:: Data extract
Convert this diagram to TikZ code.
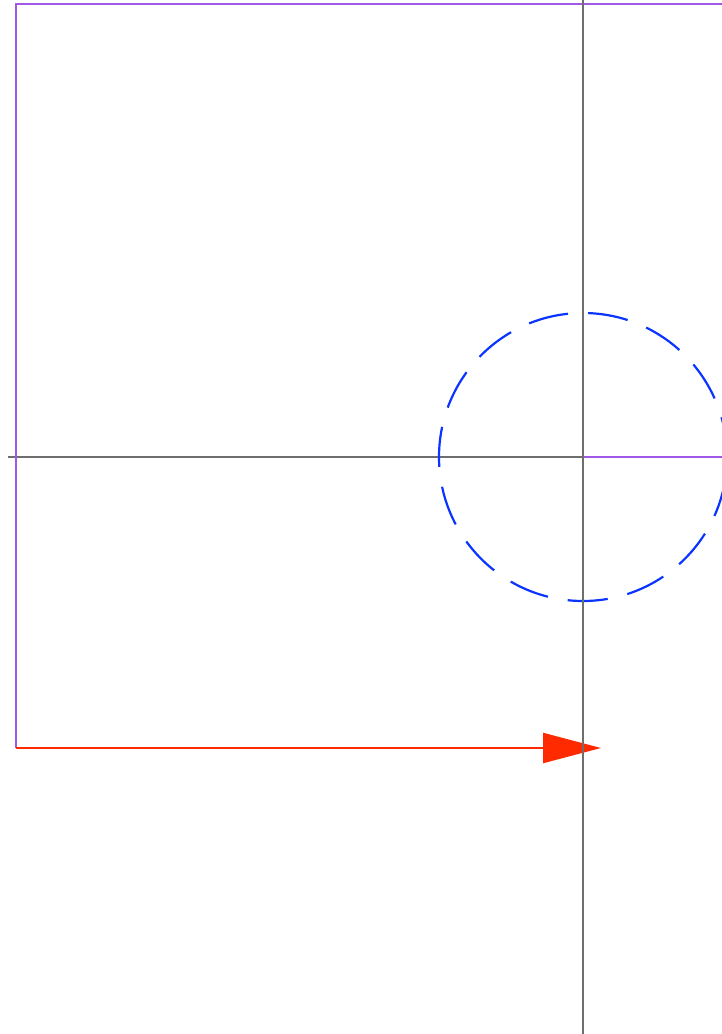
\documentclass[tikz,border=0pt]{standalone}
\usetikzlibrary{arrows.meta}
\definecolor{axisgray}{HTML}{6E6E6E}
\definecolor{framepurple}{HTML}{A058E6}
\definecolor{arrowred}{HTML}{FF2A00}
\definecolor{circleblue}{HTML}{0A34FF}
\tikzset{
  axisline/.style={draw=axisgray, line width=1.5pt},
  frameline/.style={draw=framepurple, line width=2.2pt},
  redarrow/.style={draw=arrowred, line width=2.2pt, -{Triangle[length=58pt,width=30pt]}},
  dashcircle/.style={draw=circleblue, line width=2.2pt, dash pattern=on 40.2pt off 20.1pt},
}
\begin{document}
\begin{tikzpicture}[x=1pt,y=-1pt]
\useasboundingbox (0,0) rectangle (722,1034);
\clip (0,0) rectangle (722,1034);
\coordinate (O) at (583,457);
\coordinate (hl) at (8,457);
\coordinate (vt) at (583,-2);
\coordinate (vb) at (583,1036);
\coordinate (pr) at (730,457);
\coordinate (tr) at (730,4);
\coordinate (tl) at (16,4);
\coordinate (bl) at (16,748);
\coordinate (tip) at (601,748);
\draw[axisline] (hl) -- (O);
\draw[frameline] (O) -- (pr);
\draw[frameline] (tr) -- (tl) -- (bl);
\draw[redarrow] (bl) -- (tip);
\draw[dashcircle] (O) ++(144,0) arc[start angle=0, end angle=-360, radius=144];
\draw[axisline] (vt) -- (vb);
\end{tikzpicture}
\end{document}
::::
◆ Your goal
Make an exact reproduction of the listing above, without any pictures.

◆ Finished exercise
Convert this diagram to TikZ code.
\documentclass[tikz,border=0pt]{standalone}
\usetikzlibrary{arrows.meta}
\definecolor{axisgray}{HTML}{6E6E6E}
\definecolor{framepurple}{HTML}{A058E6}
\definecolor{arrowred}{HTML}{FF2A00}
\definecolor{circleblue}{HTML}{0A34FF}
\tikzset{
  axisline/.style={draw=axisgray, line width=1.5pt},
  frameline/.style={draw=framepurple, line width=2.2pt},
  redarrow/.style={draw=arrowred, line width=2.2pt, -{Triangle[length=58pt,width=30pt]}},
  dashcircle/.style={draw=circleblue, line width=2.2pt, dash pattern=on 40.2pt off 20.1pt},
}
\begin{document}
\begin{tikzpicture}[x=1pt,y=-1pt]
\useasboundingbox (0,0) rectangle (722,1034);
\clip (0,0) rectangle (722,1034);
\coordinate (O) at (583,457);
\coordinate (hl) at (8,457);
\coordinate (vt) at (583,-2);
\coordinate (vb) at (583,1036);
\coordinate (pr) at (730,457);
\coordinate (tr) at (730,4);
\coordinate (tl) at (16,4);
\coordinate (bl) at (16,748);
\coordinate (tip) at (601,748);
\draw[axisline] (hl) -- (O);
\draw[frameline] (O) -- (pr);
\draw[frameline] (tr) -- (tl) -- (bl);
\draw[redarrow] (bl) -- (tip);
\draw[dashcircle] (O) ++(144,0) arc[start angle=0, end angle=-360, radius=144];
\draw[axisline] (vt) -- (vb);
\end{tikzpicture}
\end{document}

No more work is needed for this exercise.